У меня была коллекция для Cole Haan – фирмы, которая производит сумки и обувь. Это отняло у меня очень много времени – таким можно заниматься только после ухода из тенниса.
– (Смеется.) Я думаю по-другому: о том, с какими марками я хочу работать. Во-первых, с теми, кому я уже помогаю. И с новыми марками – но это уже работа для Макса. У меня нет мечты работать с каким-то определенным брендом, с которым я пока не работаю. Но я должна понимать эти компании и верить в их успех. Помню, лет 6–7 назад, кажется, в The New York Times вышла статья о молодой марке спортивной обуви, которая заявляла, что делает лучшую обувь в мире. Так я чуть не плюнула в эту статью: да как вы можете говорить, что делаете обувь лучше, чем Nike! (Смеется.)
Я очень серьезно отношусь к компаниям, которым помогаю, – думаю, за это они меня и ценят. Все думают, что игра в теннис – это слева, справа, подача. Но без ума больших успехов добиться нельзя. Ты идешь на пресс-конференцию после каждого матча, перед каждым большим турниром – все твои слова записываются и изучаются. У меня никогда не было тренингов, как себя вести и как говорить. Но уже лет в 16 поняла, что это тоже нужно делать профессионально. Если у тебя интервью в 5 часов, ты должна быть на нем ровно в 5, не в 5.30. Если мне нужно что-то знать про марку, пришлите мне это заранее, чтобы я подготовилась.
Не один шанс
– На следующий год уже расписан. Когда играешь много, то между турнирами стоит задача удержать свое тело в форме. Я уже давно играю и знаю, как делать это, – сейчас мне может быть достаточно и полутора часов тренировок на корте в день, хотя раньше, может быть, нужно было 4 часа в день, когда я хуже умела концентрироваться. В декабре, когда нужно будет закладывать физическую базу на следующий сезон, будет по две тренировки в день плюс тренажерный зал. Я заканчиваю свой день на массажном столе в восемь вечера, кушаю дома. Утром просыпаюсь – у меня есть полчаса, чтобы выпить кофе, проверить мейлы и идти на корт. С Максом мы в контакте постоянно – не помню уже, когда у нас был такой день, чтобы мы не написали друг другу.

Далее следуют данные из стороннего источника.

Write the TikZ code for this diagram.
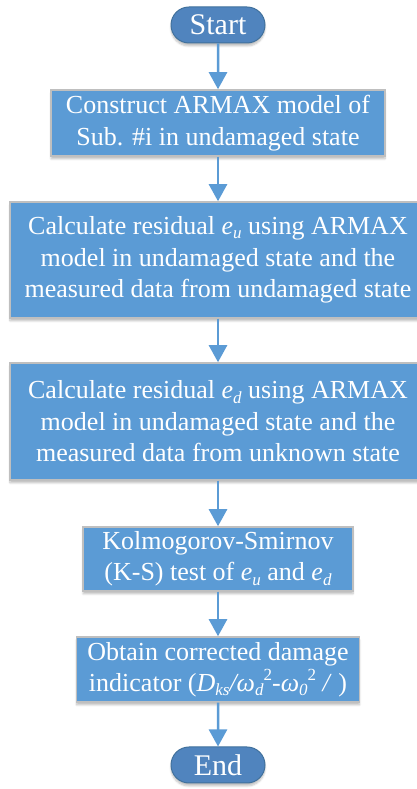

– Нет. Я никогда не думала, когда именно я хочу закончить и чем буду заниматься. Во время травмы, в 21 год, я и думать не могла, что буду играть до 28 лет – казалось, еще семь лет, это так много. (Смеется.) Конечно, я бы хотела иметь семью, и это для меня очень важно. Но сейчас я физически готова играть еще много лет, и мой фокус на этом.
– На спорт надо смотреть очень реально. В то время как некоторые родители смотрят на спорт, и теннис в частности, как на средство для зарабатывания денег и славы. Мне тяжело это понять, так как я никогда не была мамой. Но могу рассказать про опыт моих папы и мамы. Когда я была маленькой и мы приехали в США, чтобы я могла тренироваться, то они знали, что, если у меня не получится, мы просто перелетим обратно и наша жизнь продолжится – ничего страшного. Я думаю, что многие родители сильно давят на своих детей, как будто у них есть только один шанс – выиграть в теннис. Но это неправильно. Даже если у тебя большой талант и ты хорошо играешь, это очень долгая дорога, и к ней нужно быть готовой. Иногда дорога может заканчиваться – раньше или позже. И на это нужно очень реально смотреть.
– Нет, не тяжело: я живу своей нормальной жизнью, я не superwoman и не superhero. Да, я знаю, что многие девчонки и мальчишки смотрят на меня и мечтают играть так же, как я. Но я всегда говорю таким: нет, ты хочешь играть не так же, как я, а лучше, чем я.
А особого давления я не чувствую: если меня фотографируют – ну и что, что я такого делаю: хожу из ресторана в машину? (Смеется.)
– Я не думаю про это. У меня свои чувства и свои воспоминания из детства – очень хорошие, очень веселые. Так что я всегда думаю о родине только хорошо – даже если я живу в Америке. Хотя, конечно, я понимаю, что происходит в мире. И люди могут говорить, что Маша – американка, потому что с семи лет живет там. Но то, что у меня внутри, – это никому не изменить. И я помню, что я чувствовала, когда впервые выиграла «Ролан Гаррос» [в 2012 г.]: когда поднимался российский флаг, играл гимн...
– Самый большой комплимент для меня – когда люди приходят на стадион. Потому что у всех есть большой выбор, куда пойти, у всех семьи, работа, дела. И то, что люди покупают билеты и приезжают на стадион, – это для меня самый большой комплимент.